§ PROMPT
Set down the material below word for word, excluding the pictures.

(begin)

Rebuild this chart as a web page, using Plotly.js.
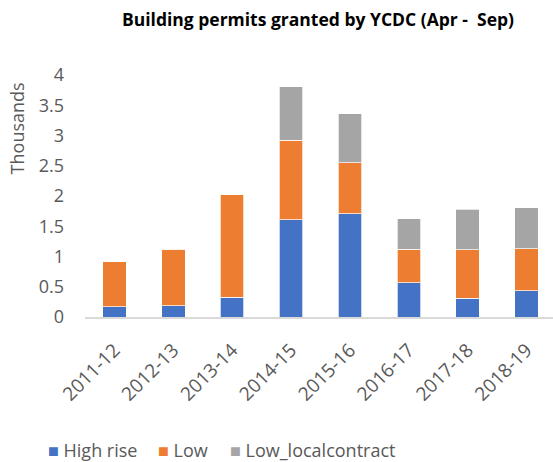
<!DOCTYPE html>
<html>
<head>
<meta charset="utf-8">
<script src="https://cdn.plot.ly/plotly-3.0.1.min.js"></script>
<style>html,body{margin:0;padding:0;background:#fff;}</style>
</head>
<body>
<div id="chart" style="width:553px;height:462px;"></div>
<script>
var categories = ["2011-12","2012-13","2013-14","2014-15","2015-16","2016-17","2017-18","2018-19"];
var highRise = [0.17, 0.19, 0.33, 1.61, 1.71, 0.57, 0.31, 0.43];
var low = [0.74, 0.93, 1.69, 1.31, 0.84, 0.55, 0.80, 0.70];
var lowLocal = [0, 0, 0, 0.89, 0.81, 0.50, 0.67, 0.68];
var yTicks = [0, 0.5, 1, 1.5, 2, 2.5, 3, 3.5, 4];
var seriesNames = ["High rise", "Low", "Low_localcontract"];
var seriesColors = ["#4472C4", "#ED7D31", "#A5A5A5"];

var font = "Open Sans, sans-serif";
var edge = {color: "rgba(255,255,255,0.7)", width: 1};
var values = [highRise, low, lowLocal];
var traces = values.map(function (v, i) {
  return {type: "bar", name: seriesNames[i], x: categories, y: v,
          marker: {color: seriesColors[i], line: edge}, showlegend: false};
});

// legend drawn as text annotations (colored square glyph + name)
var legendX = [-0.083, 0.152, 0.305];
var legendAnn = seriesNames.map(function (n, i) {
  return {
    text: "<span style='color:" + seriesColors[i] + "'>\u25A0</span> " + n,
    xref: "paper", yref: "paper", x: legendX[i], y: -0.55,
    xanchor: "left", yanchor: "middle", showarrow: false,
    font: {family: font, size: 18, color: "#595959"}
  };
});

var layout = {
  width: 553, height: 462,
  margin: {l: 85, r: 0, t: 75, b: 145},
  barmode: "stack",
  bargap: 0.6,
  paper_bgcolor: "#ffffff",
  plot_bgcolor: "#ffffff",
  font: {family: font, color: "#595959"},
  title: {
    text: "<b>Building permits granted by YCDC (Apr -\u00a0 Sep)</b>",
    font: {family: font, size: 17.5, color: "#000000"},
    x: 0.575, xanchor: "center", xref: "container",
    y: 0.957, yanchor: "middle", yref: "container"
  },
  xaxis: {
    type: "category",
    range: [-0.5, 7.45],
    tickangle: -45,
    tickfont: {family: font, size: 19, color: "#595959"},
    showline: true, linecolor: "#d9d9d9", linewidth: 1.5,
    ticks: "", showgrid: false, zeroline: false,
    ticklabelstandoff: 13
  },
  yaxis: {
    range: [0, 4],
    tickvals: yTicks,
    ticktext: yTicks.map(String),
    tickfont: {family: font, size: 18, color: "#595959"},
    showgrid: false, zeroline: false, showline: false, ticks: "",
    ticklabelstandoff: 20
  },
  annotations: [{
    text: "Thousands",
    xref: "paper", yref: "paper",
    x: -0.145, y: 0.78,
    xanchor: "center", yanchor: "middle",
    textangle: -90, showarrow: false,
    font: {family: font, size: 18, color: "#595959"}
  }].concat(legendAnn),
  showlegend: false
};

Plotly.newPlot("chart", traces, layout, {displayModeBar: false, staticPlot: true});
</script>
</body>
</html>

(end)

§ WRITTEN ANSWER
Rebuild this chart as a web page, using Plotly.js.
<!DOCTYPE html>
<html>
<head>
<meta charset="utf-8">
<script src="https://cdn.plot.ly/plotly-3.0.1.min.js"></script>
<style>html,body{margin:0;padding:0;background:#fff;}</style>
</head>
<body>
<div id="chart" style="width:553px;height:462px;"></div>
<script>
var categories = ["2011-12","2012-13","2013-14","2014-15","2015-16","2016-17","2017-18","2018-19"];
var highRise = [0.17, 0.19, 0.33, 1.61, 1.71, 0.57, 0.31, 0.43];
var low = [0.74, 0.93, 1.69, 1.31, 0.84, 0.55, 0.80, 0.70];
var lowLocal = [0, 0, 0, 0.89, 0.81, 0.50, 0.67, 0.68];
var yTicks = [0, 0.5, 1, 1.5, 2, 2.5, 3, 3.5, 4];
var seriesNames = ["High rise", "Low", "Low_localcontract"];
var seriesColors = ["#4472C4", "#ED7D31", "#A5A5A5"];

var font = "Open Sans, sans-serif";
var edge = {color: "rgba(255,255,255,0.7)", width: 1};
var values = [highRise, low, lowLocal];
var traces = values.map(function (v, i) {
  return {type: "bar", name: seriesNames[i], x: categories, y: v,
          marker: {color: seriesColors[i], line: edge}, showlegend: false};
});

// legend drawn as text annotations (colored square glyph + name)
var legendX = [-0.083, 0.152, 0.305];
var legendAnn = seriesNames.map(function (n, i) {
  return {
    text: "<span style='color:" + seriesColors[i] + "'>\u25A0</span> " + n,
    xref: "paper", yref: "paper", x: legendX[i], y: -0.55,
    xanchor: "left", yanchor: "middle", showarrow: false,
    font: {family: font, size: 18, color: "#595959"}
  };
});

var layout = {
  width: 553, height: 462,
  margin: {l: 85, r: 0, t: 75, b: 145},
  barmode: "stack",
  bargap: 0.6,
  paper_bgcolor: "#ffffff",
  plot_bgcolor: "#ffffff",
  font: {family: font, color: "#595959"},
  title: {
    text: "<b>Building permits granted by YCDC (Apr -\u00a0 Sep)</b>",
    font: {family: font, size: 17.5, color: "#000000"},
    x: 0.575, xanchor: "center", xref: "container",
    y: 0.957, yanchor: "middle", yref: "container"
  },
  xaxis: {
    type: "category",
    range: [-0.5, 7.45],
    tickangle: -45,
    tickfont: {family: font, size: 19, color: "#595959"},
    showline: true, linecolor: "#d9d9d9", linewidth: 1.5,
    ticks: "", showgrid: false, zeroline: false,
    ticklabelstandoff: 13
  },
  yaxis: {
    range: [0, 4],
    tickvals: yTicks,
    ticktext: yTicks.map(String),
    tickfont: {family: font, size: 18, color: "#595959"},
    showgrid: false, zeroline: false, showline: false, ticks: "",
    ticklabelstandoff: 20
  },
  annotations: [{
    text: "Thousands",
    xref: "paper", yref: "paper",
    x: -0.145, y: 0.78,
    xanchor: "center", yanchor: "middle",
    textangle: -90, showarrow: false,
    font: {family: font, size: 18, color: "#595959"}
  }].concat(legendAnn),
  showlegend: false
};

Plotly.newPlot("chart", traces, layout, {displayModeBar: false, staticPlot: true});
</script>
</body>
</html>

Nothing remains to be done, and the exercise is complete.